Edward Curtis: Beauty, Heart and Spirit at The Trout Museum of Art
“It’s such a big dream, I can’t see it all.” - Edward S. Curtis.
In 1900, Edward S. Curtis began an undertaking that would consume him for thirty years. While the United States government forcibly removed American Indians from their ancestral lands and banned them from speaking their own languages, Curtis set out on a quest to preserve their stories, histories, languages, and cultures though photography, film, sound, and text. What resulted is a twenty-volume, twenty-portfolio set of books containing 2,200 original hand-pulled photogravure prints, 40,000 glassplate negatives, over 10,000 wax cylinder recordings of language and music, extensive film footage, and thousands of pages of text.
Throughout the time that the Edward Curtis: Beauty, Heart and Spirit collection is at The Trout Museum of Art, Storytellers: Wisconsin First Nations Portraits collection by Wisconsin Public Television will be in our Regional Artist Gallery. The North American Landscape by artist Tom Jones will be in the museum’s Atrium.
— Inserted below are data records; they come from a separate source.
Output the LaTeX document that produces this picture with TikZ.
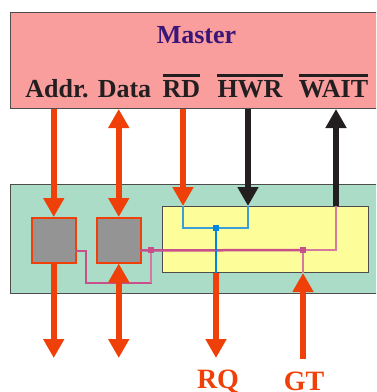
\documentclass[tikz,border=0pt]{standalone}
\usepackage{fontspec}
\setmainfont{Liberation Serif}
\usetikzlibrary{arrows.meta,calc}
\definecolor{masterpink}{RGB}{249,157,157}
\definecolor{mastertext}{RGB}{58,22,120}
\definecolor{greenbox}{RGB}{170,220,200}
\definecolor{yellowbox}{RGB}{253,253,154}
\definecolor{sig}{RGB}{238,64,8}
\definecolor{blk}{RGB}{35,31,32}
\definecolor{graybox}{RGB}{148,148,148}
\definecolor{pinkline}{RGB}{200,80,138}
\definecolor{pinklight}{RGB}{214,120,160}
\definecolor{blueline}{RGB}{0,134,220}
\definecolor{bluelight}{RGB}{60,160,215}
\begin{document}
\begin{tikzpicture}[x=1pt,y=-1pt,
  lbl/.style={font=\fontsize{26}{30}\selectfont\bfseries, text=blk, inner sep=0pt, anchor=base},
  sigtext/.style={font=\fontsize{28}{32}\selectfont\bfseries, text=sig, inner sep=0pt, anchor=base},
  bigarrow/.style={line width=6pt, draw=sig, -{Triangle[width=20pt,length=19pt]}},
  bigboth/.style={line width=6pt, draw=sig, {Triangle[width=20pt,length=19pt]}-{Triangle[width=20pt,length=19pt]}},
  blkarrow/.style={line width=6pt, draw=blk, -{Triangle[width=20pt,length=19pt]}},
  frame/.style={draw=blk!80, line width=1pt, inner sep=0pt, anchor=north west},
  gbox/.style={draw=sig, line width=1.5pt, fill=graybox, inner sep=0pt, anchor=north west, minimum width=44pt, minimum height=45pt},
  sq/.style={inner sep=0pt, minimum size=6.5pt}
]
\clip (0,0) rectangle (376,392);
% frames
\node[frame, fill=masterpink, minimum width=390pt, minimum height=96.5pt] (master) at (10,11.5) {};
\node[frame, fill=greenbox, minimum width=390pt, minimum height=109pt] (green) at (10,184) {};
\node[frame, fill=yellowbox, minimum width=206pt, minimum height=66pt] (yellow) at (162,206) {};
% coordinates
\coordinate (rdin) at (183,206);
\coordinate (hwrin) at (248,206);
\coordinate (waitin) at (336,206);
\coordinate (bot) at (0,358);
\coordinate (p1) at (75,251);
\coordinate (pdown) at (86,283);
\coordinate (p2) at (140,250.5);
% gray boxes
\node[gbox] (box1) at (31,217) {};
\node[gbox] (box2) at (96,217) {};
% squares positions
\node[sq] (bsq) at (216,228) {};
\node[sq] (psq1) at (151,250) {};
\node[sq] (psq2) at (303,250) {};
% pink lines
\draw[pinkline, line width=2.5pt] (p1) -| (pdown) -| (psq1.center);
\draw[pinklight, line width=2pt] (pdown -| psq1) -- (psq1.center);
\draw[pinkline, line width=2.5pt] (p2) -- (psq2.center);
\draw[pinklight, line width=1.5pt] (psq2.center) -| (waitin);
\draw[pinklight, line width=1.5pt] (psq2.center) -- (psq2 |- yellow.south);
% blue lines
\draw[bluelight, line width=1.5pt] (rdin) |- (bsq.center) -| (hwrin);
\draw[blueline, line width=2.5pt] (bsq.center) -- (bsq |- yellow.south);
\fill[blueline] (bsq.south west) rectangle (bsq.north east);
\fill[pinkline] (psq1.south west) rectangle (psq1.north east);
\fill[pinkline] (psq2.south west) rectangle (psq2.north east);
% arrows
\draw[bigarrow] (box1.north |- master.south) -- (box1.north);
\draw[bigarrow] (box1.south) -- (box1.south |- bot);
\draw[bigboth] (box2.north |- master.south) -- (box2.north);
\draw[bigboth] (box2.south) -- (box2.south |- bot);
\draw[bigarrow] (rdin |- master.south) -- (rdin);
\draw[blkarrow] (hwrin |- master.south) -- (hwrin);
\draw[blkarrow] (waitin) -- (waitin |- master.south);
\draw[bigarrow] (bsq |- yellow.south) -- (bsq |- bot);
\draw[bigarrow] ($(psq2 |- bot)+(0,1)$) -- (psq2 |- yellow.south);
% texts
\node[lbl, text=mastertext] (title) at (196.5,43) {Master};
\node[lbl] (addr) at (57,97) {Addr.};
\node[lbl] (data) at (124.5,97) {Data};
\node[lbl] (rd) at (181.5,97) {RD};
\node[lbl] (hwr) at (250,97) {HWR};
\node[lbl] (wait) at (333.5,97) {WAIT};
\foreach \n in {rd,hwr,wait}
  \draw[blk, line width=3pt] ([yshift=4pt]\n.north west) -- ([yshift=4pt]\n.north east);
\node[sigtext] (rq) at (218,388) {RQ};
\node[sigtext] (gt) at (304,390) {GT};
\end{tikzpicture}
\end{document}
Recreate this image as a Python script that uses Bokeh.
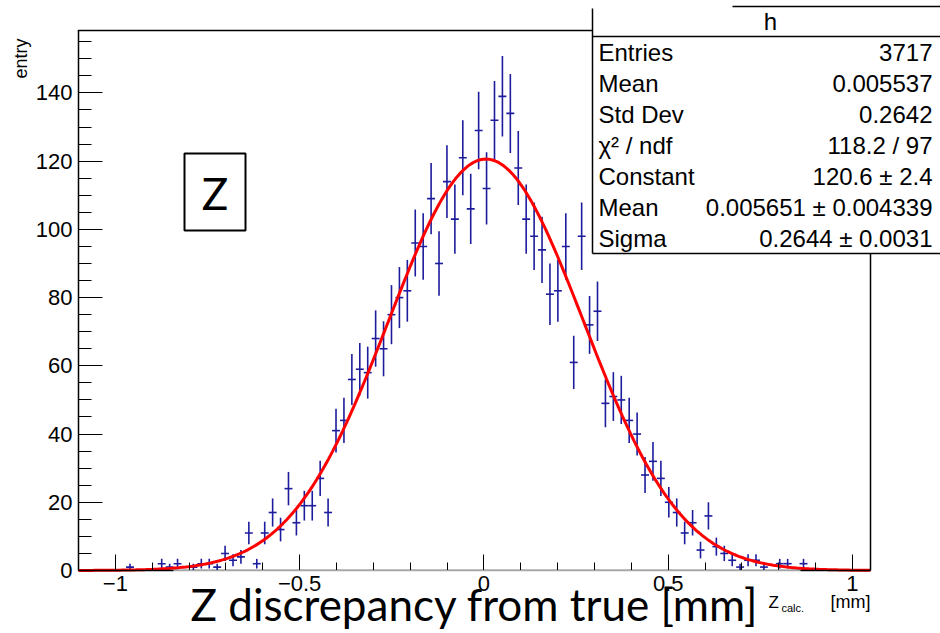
import numpy as np
from bokeh.plotting import figure
from bokeh.models import Range1d, SingleIntervalTicker, Label, BoxAnnotation, ColumnDataSource
from bokeh.embed import file_html
from bokeh.resources import INLINE

# ---------------- data ----------------
bin_low = -1.1
bin_width = 0.0215
counts = [0, 0, 0, 0, 0, 0, 1, 0, 0, 0,
          2, 1, 2, 0, 1, 2, 2, 1, 5, 3,
          4, 11, 2, 11, 17, 12, 24, 14, 19, 19,
          27, 17, 41, 44, 56, 59, 58, 68, 65, 75,
          80, 82, 96, 95, 109, 90, 114, 103, 121, 106,
          129, 112, 132, 139, 134, 118, 103, 98, 94, 81,
          82, 95, 61, 98, 72, 76, 49, 51, 50, 44,
          40, 28, 32, 27, 20, 17, 11, 14, 6, 16,
          7, 5, 3, 1, 3, 3, 1, 0, 2, 2,
          0, 2, 0, 0, 0, 0, 0, 0, 0, 0]
fit_constant = 120.6
fit_mean = 0.005651
fit_sigma = 0.2644

x_ticks = [-1, -0.5, 0, 0.5, 1]
x_tick_labels = ["\u22121", "\u22120.5", "0", "0.5", "1"]

stats_title = "h"
stats_names = ["Entries", "Mean", "Std Dev", "\u03c7\u00b2 / ndf", "Constant", "Mean", "Sigma"]
stats_values = ["3717", "0.005537", "0.2642", "118.2 / 97", "120.6 \u00b1 2.4",
                "0.005651 \u00b1 0.004339", "0.2644 \u00b1 0.0031"]

y_label = "entry"
x_label_main = "Z discrepancy from true [mm]"
x_label_root = "Z"
x_label_root_sub = "calc."
x_label_root_unit = "[mm]"
box_label = "Z"

# ---------------- geometry (reference pixels) ----------------
W, H = 940, 633
FL, FR, FT, FB = 78, 870, 30, 570      # ROOT frame
X0, X1 = -1.1, 1.049                   # histogram axis range
Y0, Y1 = 0.0, 158.3


def xd(px):
    return X0 + (px - FL) / (FR - FL) * (X1 - X0)


def yd(py):
    return Y0 + (FB - py) / (FB - FT) * (Y1 - Y0)


p = figure(width=W, height=H, output_backend="svg", toolbar_location=None,
           x_range=Range1d(xd(0), xd(W)), y_range=Range1d(yd(H), yd(0)),
           min_border=0, min_border_left=0, min_border_right=0,
           min_border_top=0, min_border_bottom=0)
p.background_fill_color = "white"
p.border_fill_color = "white"
p.xgrid.visible = False
p.ygrid.visible = False
p.outline_line_color = None

# ---------------- histogram with error bars ----------------
edges = bin_low + bin_width * np.arange(len(counts) + 1)
centers = 0.5 * (edges[:-1] + edges[1:])
n = np.array(counts, dtype=float)
err = np.sqrt(n)
m = n > 0
src = ColumnDataSource(dict(x=centers[m], y=n[m], lo=(n - err)[m], hi=(n + err)[m],
                            l=edges[:-1][m], r=edges[1:][m]))
blue = "#1c1c9c"
p.segment(x0="x", y0="lo", x1="x", y1="hi", source=src, line_color=blue, line_width=1.6)
p.segment(x0="l", y0="y", x1="r", y1="y", source=src, line_color=blue, line_width=1.6)

# ---------------- gaussian fit ----------------
xf = np.linspace(X0, X1, 400)
yf = fit_constant * np.exp(-0.5 * ((xf - fit_mean) / fit_sigma) ** 2)
p.line(xf, yf, line_color="red", line_width=3)

# ---------------- axes (placed on the ROOT frame) ----------------
for ax in (p.xaxis[0], p.yaxis[0]):
    ax.axis_line_color = "black"
    ax.axis_line_width = 1.5
    ax.major_tick_line_color = "black"
    ax.minor_tick_line_color = "black"
    ax.major_tick_out = 0
    ax.minor_tick_out = 0
    ax.major_label_text_font = "Liberation Sans"
    ax.major_label_text_font_size = "22px"
    ax.major_label_text_color = "black"

p.xaxis.fixed_location = Y0
p.xaxis.bounds = (X0, X1)
p.xaxis.ticker = SingleIntervalTicker(interval=0.5, num_minor_ticks=5)
p.xaxis.major_tick_in = 16
p.xaxis.minor_tick_in = 8
p.xaxis.major_label_standoff = 5
p.xaxis.major_label_overrides = dict(zip(x_ticks, x_tick_labels))

p.yaxis.fixed_location = X0
p.yaxis.bounds = (Y0, Y1)
p.yaxis.ticker = SingleIntervalTicker(interval=20, num_minor_ticks=4)
p.yaxis.major_tick_in = 24
p.yaxis.minor_tick_in = 13
p.yaxis.major_label_standoff = 6


# ---------------- annotations ----------------
def hline(x0, x1, y, w=1.5, color="black", alpha=1.0):
    p.add_layout(BoxAnnotation(left=xd(x0), right=xd(x1), top=yd(y - w / 2), bottom=yd(y + w / 2),
                               fill_color=color, fill_alpha=alpha, line_alpha=0))


def vline(x, y0, y1, w=1.5):
    p.add_layout(BoxAnnotation(left=xd(x - w / 2), right=xd(x + w / 2), top=yd(y0), bottom=yd(y1),
                               fill_color="black", fill_alpha=1, line_alpha=0))


# ROOT frame (top and right)
hline(FL - 0.75, FR + 0.75, FT)
vline(FR, FT, FB)

# pasted title box edge that greys the x axis line
hline(173, 800, 570.6, w=2.2, color="white", alpha=0.65)

# stats box
p.add_layout(BoxAnnotation(left=xd(592), right=xd(960), top=yd(-5), bottom=yd(253),
                           fill_color="white", fill_alpha=1, line_alpha=0))
hline(732, 960, 6)
vline(592, 8, 253)
hline(592, 960, 36)
hline(592, 960, 253)
font_stats = "24px"
p.add_layout(Label(x=xd(770), y=yd(21), text=stats_title, text_align="center", text_baseline="middle",
                   text_font="Liberation Sans", text_font_size=font_stats, text_color="black"))
row_top, row_h = 36, 31
for i, (nm, val) in enumerate(zip(stats_names, stats_values)):
    cy = row_top + row_h * (i + 0.5)
    p.add_layout(Label(x=xd(598), y=yd(cy), text=nm, text_align="left", text_baseline="middle",
                       text_font="Liberation Sans", text_font_size=font_stats, text_color="black"))
    p.add_layout(Label(x=xd(932), y=yd(cy), text=val, text_align="right", text_baseline="middle",
                       text_font="Liberation Sans", text_font_size=font_stats, text_color="black"))

# "Z" box
p.add_layout(BoxAnnotation(left=xd(184), right=xd(245), top=yd(153), bottom=yd(230),
                           fill_color="white", fill_alpha=1, line_color="black", line_alpha=1,
                           line_width=2))
p.add_layout(Label(x=xd(214.5), y=yd(192), text=box_label, text_align="center", text_baseline="middle",
                   text_font="Lato", text_font_size="44px", text_color="black"))

# y axis title
p.add_layout(Label(x=xd(20), y=yd(38), text=y_label, angle=np.pi / 2, text_align="right",
                   text_baseline="middle", text_font="Liberation Sans", text_font_size="18px",
                   text_color="black"))

# small ROOT x axis title  Z_calc. [mm]
p.add_layout(Label(x=xd(768), y=yd(602), text=x_label_root, text_align="left", text_baseline="middle",
                   text_font="Liberation Sans", text_font_size="17px", text_color="black"))
p.add_layout(Label(x=xd(781), y=yd(607), text=x_label_root_sub, text_align="left",
                   text_baseline="middle", text_font="Liberation Sans", text_font_size="11px",
                   text_color="black"))
p.add_layout(Label(x=xd(870), y=yd(601), text=x_label_root_unit, text_align="right",
                   text_baseline="middle", text_font="Liberation Sans", text_font_size="18px",
                   text_color="black"))

# big x title overlay
p.add_layout(Label(x=xd(190), y=yd(603), text=x_label_main, text_align="left", text_baseline="middle",
                   text_font="Lato", text_font_size="44px", text_color="black"))

open("out.html", "w").write(file_html(p, INLINE))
And we are proud to welcome our first exhibition made entirely by artists from the Outagamie County Youth and Family Services’ Restorative Justice program in our Student Artist Gallery.
The Edward Curtis: Beauty, Heart and Spirit exhibition is a selection of works from the Edward Curtis: Sacred Legacy collection of Christopher Cardozo Fine Art, and was organized in collaboration with The Trout Museum of Art.